# Vent Lines



## Cody (Feb 6, 2012)

Does anybody know what size and where I can get vent line hoses from? Im wanting to extend my fuel vent lines up. Thanks


----------



## MUDFORCE750 (Feb 13, 2011)

I bought clear hose from lowes when I ran the snorkels and ran all vent lines up to the top. I think it was 1/4" ID (inner diameter) take a piece with you and compare.


----------



## filthyredneck (Feb 10, 2010)

I use 1/4" fuel line....costs a bit more, but its more resistant to heat and doesn't smoosh flat or collapse.

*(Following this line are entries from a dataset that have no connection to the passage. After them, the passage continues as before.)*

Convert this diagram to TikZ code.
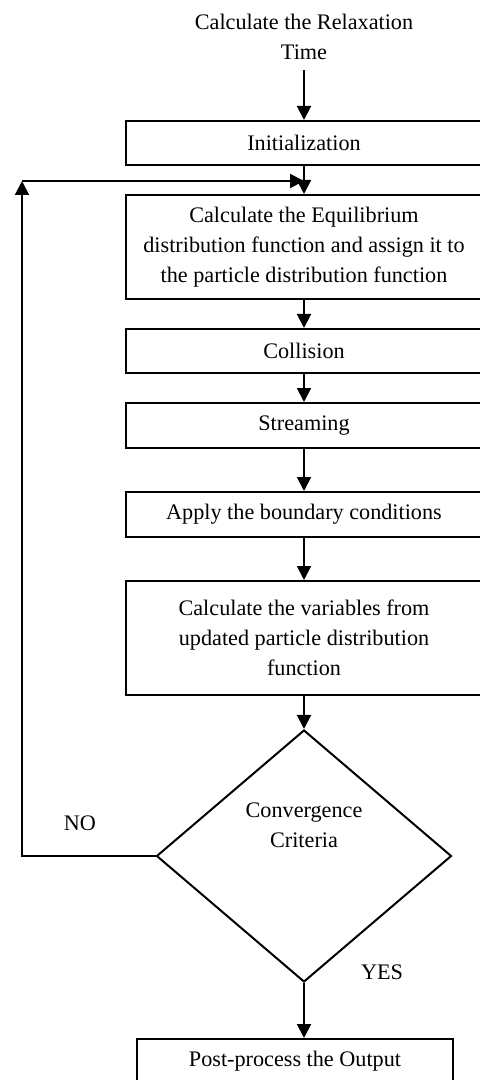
\documentclass[tikz,border=0pt]{standalone}
\usepackage{fontspec}
\setmainfont{Liberation Serif}
\usetikzlibrary{arrows.meta,shapes.geometric}

\tikzset{
    txt/.style={font=\fontsize{11.1}{15}\selectfont, align=center, inner sep=0pt},
    stepbox/.style={txt, draw, line width=1pt, minimum width=178pt},
    flow/.style={-{Triangle[length=7pt,width=7pt]}, line width=1pt}
}

\begin{document}
\begin{tikzpicture}[x=0.5pt,y=-0.5pt]
    \useasboundingbox (0,0) rectangle (480,1080);
    \clip (0,0) rectangle (480,1080);

    % steps
    \node[txt] (title) at (304,37) {Calculate the Relaxation\\Time};
    \node[stepbox, minimum height=22pt] (init) at (304,143) {Initialization};
    \node[stepbox, minimum height=52pt] (equil) at (304,247)
        {Calculate the Equilibrium\\distribution function and assign it to\\the particle distribution function};
    \node[stepbox, minimum height=22pt] (coll) at (304,351) {Collision};
    \node[stepbox, minimum height=22.5pt] (stream) at (304,425.5) {Streaming};
    \node[stepbox, minimum height=22.5pt] (apply) at (304,514.5) {Apply the boundary conditions};
    \node[stepbox, minimum height=57pt] (calc) at (304,638)
        {Calculate the variables from\\updated particle distribution\\function};

    % decision
    \node[draw, diamond, line width=1pt, inner sep=0pt, minimum width=147.5pt, minimum height=126pt] (cv) at (304,856) {};
    \node[txt] (cvtext) at (304,825) {Convergence\\Criteria};
    \node[txt] (no) at (80,823) {NO};
    \node[txt] (yes) at (382,972) {YES};

    \node[stepbox, minimum width=158pt, minimum height=22pt] (post) at (295,1061) {Post-process the Output};

    \coordinate (loopc) at (22,181);
    \coordinate (join) at (304,181);

    % arrows
    \draw[flow, shorten <=5pt] (title.south) -- (init.north);
    \draw[flow] (init) -- (equil);
    \draw[flow] (equil) -- (coll);
    \draw[flow] (coll) -- (stream);
    \draw[flow] (stream) -- (apply);
    \draw[flow] (apply) -- (calc);
    \draw[flow] (calc) -- (cv);
    \draw[flow] (cv.south) -- (cv.south |- post.north);
    \draw[flow] (cv.west) -| (loopc);
    \draw[flow] (loopc) -- (join);
\end{tikzpicture}
\end{document}
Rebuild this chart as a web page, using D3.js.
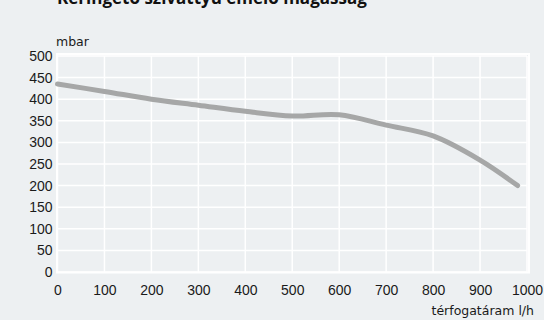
<!DOCTYPE html>
<html>
<head>
<meta charset="utf-8">
<script src="https://cdn.jsdelivr.net/npm/d3@7"></script>
<style>
  body { margin: 0; background: #edf0f2; }
  svg { display: block; font-family: "DejaVu Sans", sans-serif; }
  .tick text { fill: #1a1a1a; font-size: 14px; }
  .labels { fill: #1a1a1a; font-size: 12.5px; }
  .title { fill: #111; font-family: "Open Sans", sans-serif; font-size: 17px; font-weight: bold; }
</style>
</head>
<body>
<script>
// Curve: flow (l/h) and head (mbar)
var flow = [0, 100, 200, 300, 400, 500, 600, 700, 800, 900, 980];
var head = [435, 418, 400, 386, 372, 361, 364, 340, 315, 259, 200];

var xTicks = [0, 100, 200, 300, 400, 500, 600, 700, 800, 900, 1000];
var yTicks = [0, 50, 100, 150, 200, 250, 300, 350, 400, 450, 500];

var width = 544;
var height = 320;

var svg = d3.select("body").append("svg")
            .attr("width", width)
            .attr("height", height);

// Size plot
var paddingLeft = 57.5;
var paddingRight = 527;
var paddingTop = 56;
var paddingBottom = 272;

var xScale = d3.scaleLinear()
               .domain([0, 1000])
               .range([paddingLeft, paddingRight]);
var yScale = d3.scaleLinear()
               .domain([0, 500])
               .range([paddingBottom, paddingTop]);

// Grid lines
svg.append("g")
   .selectAll("line")
   .data(xTicks)
   .enter()
   .append("line")
   .attr("x1", function(d) { return xScale(d); })
   .attr("x2", function(d) { return xScale(d); })
   .attr("y1", yScale(500))
   .attr("y2", yScale(0))
   .style("stroke", "#fff")
   .style("stroke-width", 1.5);

svg.append("g")
   .selectAll("line")
   .data(yTicks)
   .enter()
   .append("line")
   .attr("x1", xScale(0))
   .attr("x2", xScale(1000))
   .attr("y1", function(d) { return yScale(d); })
   .attr("y2", function(d) { return yScale(d); })
   .style("stroke", "#fff")
   .style("stroke-width", 1.5);

// Frame round the plot
svg.append("rect")
   .attr("x", xScale(0) - 0.5)
   .attr("y", yScale(500) - 2)
   .attr("width", xScale(1000) - xScale(0) + 2.5)
   .attr("height", yScale(0) - yScale(500) + 2.5)
   .style("fill", "none")
   .style("stroke", "#fff")
   .style("stroke-width", 2);

// Axes (labels only)
var xAxis = d3.axisBottom(xScale).tickValues(xTicks).tickFormat(d3.format("d"))
              .tickSize(0).tickPadding(13);
var yAxis = d3.axisLeft(yScale).tickValues(yTicks).tickFormat(d3.format("d"))
              .tickSize(0).tickPadding(5);

svg.append("g")
   .attr("transform", "translate(0," + paddingBottom + ")")
   .call(xAxis)
   .call(function(g) { g.select(".domain").remove(); });

svg.append("g")
   .attr("transform", "translate(" + paddingLeft + ",0)")
   .call(yAxis)
   .call(function(g) { g.select(".domain").remove(); });

// Pump curve
var points = flow.map(function(d, i) { return [d, head[i]]; });
var line = d3.line()
             .x(function(d) { return xScale(d[0]); })
             .y(function(d) { return yScale(d[1]); })
             .curve(d3.curveCatmullRom.alpha(0.5));

svg.append("path")
   .datum(points)
   .attr("d", line)
   .style("fill", "none")
   .style("stroke", "#a6a7a7")
   .style("stroke-width", 5)
   .style("stroke-linecap", "round")
   .style("stroke-linejoin", "round");

// Labels
svg.append("text")
   .attr("class", "labels")
   .attr("x", 56)
   .attr("y", 46)
   .text("mbar");

svg.append("text")
   .attr("class", "labels")
   .attr("x", 534)
   .attr("y", 315)
   .attr("text-anchor", "end")
   .text("térfogatáram l/h");

// Title, cut off at the top as in the source
svg.append("text")
   .attr("class", "title")
   .attr("x", 57)
   .attr("y", 4)
   .text("Keringető szivattyú emelő magasság");
</script>
</body>
</html>
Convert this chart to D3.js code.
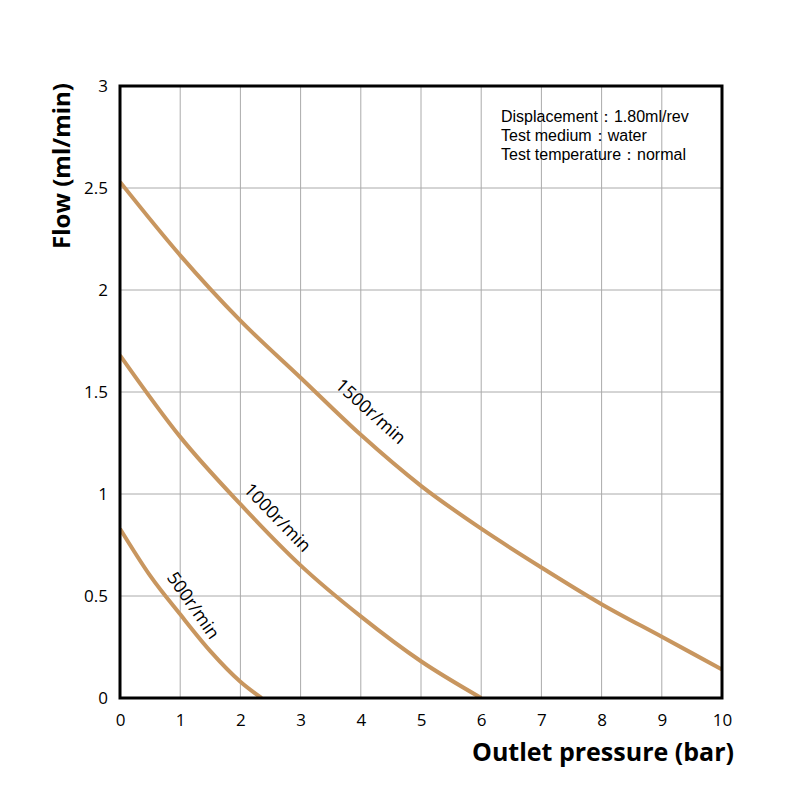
<!DOCTYPE html>
<html><head><meta charset="utf-8">
<script src="https://cdn.jsdelivr.net/npm/d3@7"></script>
<style>body{margin:0;background:#fff;} text{font-family:"Open Sans","Noto Sans",sans-serif;}</style>
</head><body>
<svg id="c" width="800" height="800"></svg>
<script>
const xTicks = [0,1,2,3,4,5,6,7,8,9,10];
const yTicks = [0,0.5,1,1.5,2,2.5,3];
const yTickLabels = ["0","0.5","1","1.5","2","2.5","3"];
const pressure1500 = [0,1,2,3,4,5,6,7,8,9,10];
const flow1500 = [2.53,2.17,1.85,1.57,1.29,1.04,0.83,0.64,0.46,0.30,0.14];
const pressure1000 = [0,1,2,3,4,5,6];
const flow1000 = [1.68,1.28,0.95,0.65,0.40,0.18,0];
const pressure500 = [0,0.5,1,1.5,2,2.35];
const flow500 = [0.83,0.60,0.41,0.23,0.08,0];
const seriesLabels = ["1500r/min","1000r/min","500r/min"];
const notes = ["Displacement：1.80ml/rev","Test medium：water","Test temperature：normal"];

const svg = d3.select("#c");
const L=120,R=722,T=86,B=698;
const x = d3.scaleLinear().domain([0,10]).range([L,R]);
const y = d3.scaleLinear().domain([0,3]).range([B,T]);

// grid
svg.append("g").selectAll("line").data(xTicks.slice(1,-1)).join("line")
 .attr("x1",d=>x(d)).attr("x2",d=>x(d)).attr("y1",T).attr("y2",B)
 .attr("stroke","#aaa").attr("stroke-width",1);
svg.append("g").selectAll("line").data(yTicks.slice(1,-1)).join("line")
 .attr("y1",d=>y(d)).attr("y2",d=>y(d)).attr("x1",L).attr("x2",R)
 .attr("stroke","#aaa").attr("stroke-width",1);

// axes tick labels
const xa = svg.append("g").attr("transform",`translate(0,${B})`)
 .call(d3.axisBottom(x).tickValues(xTicks).tickSize(0).tickPadding(16).tickFormat(d3.format("d")));
xa.select(".domain").remove();
xa.selectAll("text").attr("font-size",17).attr("fill","#000").style("font-family","'Open Sans',sans-serif");
const ya = svg.append("g").attr("transform",`translate(${L},0)`)
 .call(d3.axisLeft(y).tickValues(yTicks).tickSize(0).tickPadding(12).tickFormat((d,i)=>yTickLabels[i]));
ya.select(".domain").remove();
ya.selectAll("text").attr("font-size",17).attr("fill","#000").style("font-family","'Open Sans',sans-serif");

// curves
const line = d3.line().x(d=>x(d[0])).y(d=>y(d[1])).curve(d3.curveMonotoneX);
const series = [[pressure1500,flow1500],[pressure1000,flow1000],[pressure500,flow500]];
svg.append("clipPath").attr("id","pc").append("rect").attr("x",L).attr("y",T).attr("width",R-L).attr("height",B-T);
svg.append("g").attr("clip-path","url(#pc)").selectAll("path").data(series).join("path")
 .attr("d",s=>line(s[0].map((p,i)=>[p,s[1][i]])))
 .attr("fill","none").attr("stroke","#C8965F").attr("stroke-width",4);

// border
svg.append("rect").attr("x",L).attr("y",T).attr("width",R-L).attr("height",B-T)
 .attr("fill","none").attr("stroke","#000").attr("stroke-width",3);

// series labels
const labelPos = [[4.15,1.40,42],[2.6,0.88,46],[1.2,0.45,55]];
svg.append("g").selectAll("text").data(seriesLabels).join("text")
 .attr("transform",(d,i)=>`translate(${x(labelPos[i][0])},${y(labelPos[i][1])}) rotate(${labelPos[i][2]})`)
 .attr("text-anchor","middle").attr("dominant-baseline","middle")
 .attr("font-size",18).text(d=>d);

// notes
svg.append("g").selectAll("text").data(notes).join("text")
 .attr("x",501).attr("y",(d,i)=>122+i*19).attr("font-size",16)
 .style("font-family","'Liberation Sans',Arial,sans-serif").text(d=>d);

// axis titles
svg.append("text").attr("transform","translate(70,166) rotate(-90)").attr("text-anchor","middle")
 .attr("font-size",24).attr("font-weight","bold").text("Flow (ml/min)");
svg.append("text").attr("x",603).attr("y",761).attr("text-anchor","middle")
 .attr("font-size",25).attr("font-weight","bold").text("Outlet pressure (bar)");
</script>
</body></html>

"Killing Time Using Tapatalk 2"


----------



## BAMA MUDIGGER (Jun 27, 2011)

filthyredneck said:


> I use 1/4" fuel line....costs a bit more, but its more resistant to heat and doesn't smoosh flat or collapse.
> 
> "Killing Time Using Tapatalk 2"


What he said , you can get it at any parts store. I just had to change my radiator over flow line yesterday cause it kinked and it would not come out. 

Why didnt you go to canal rd with us this past weekend?


----------



## Bruteforce10 (Jun 25, 2010)

Home depot, lowes, O'rielys, advanced auto parts. Most of those should have it.


----------



## Cody (Feb 6, 2012)

Thanks!


----------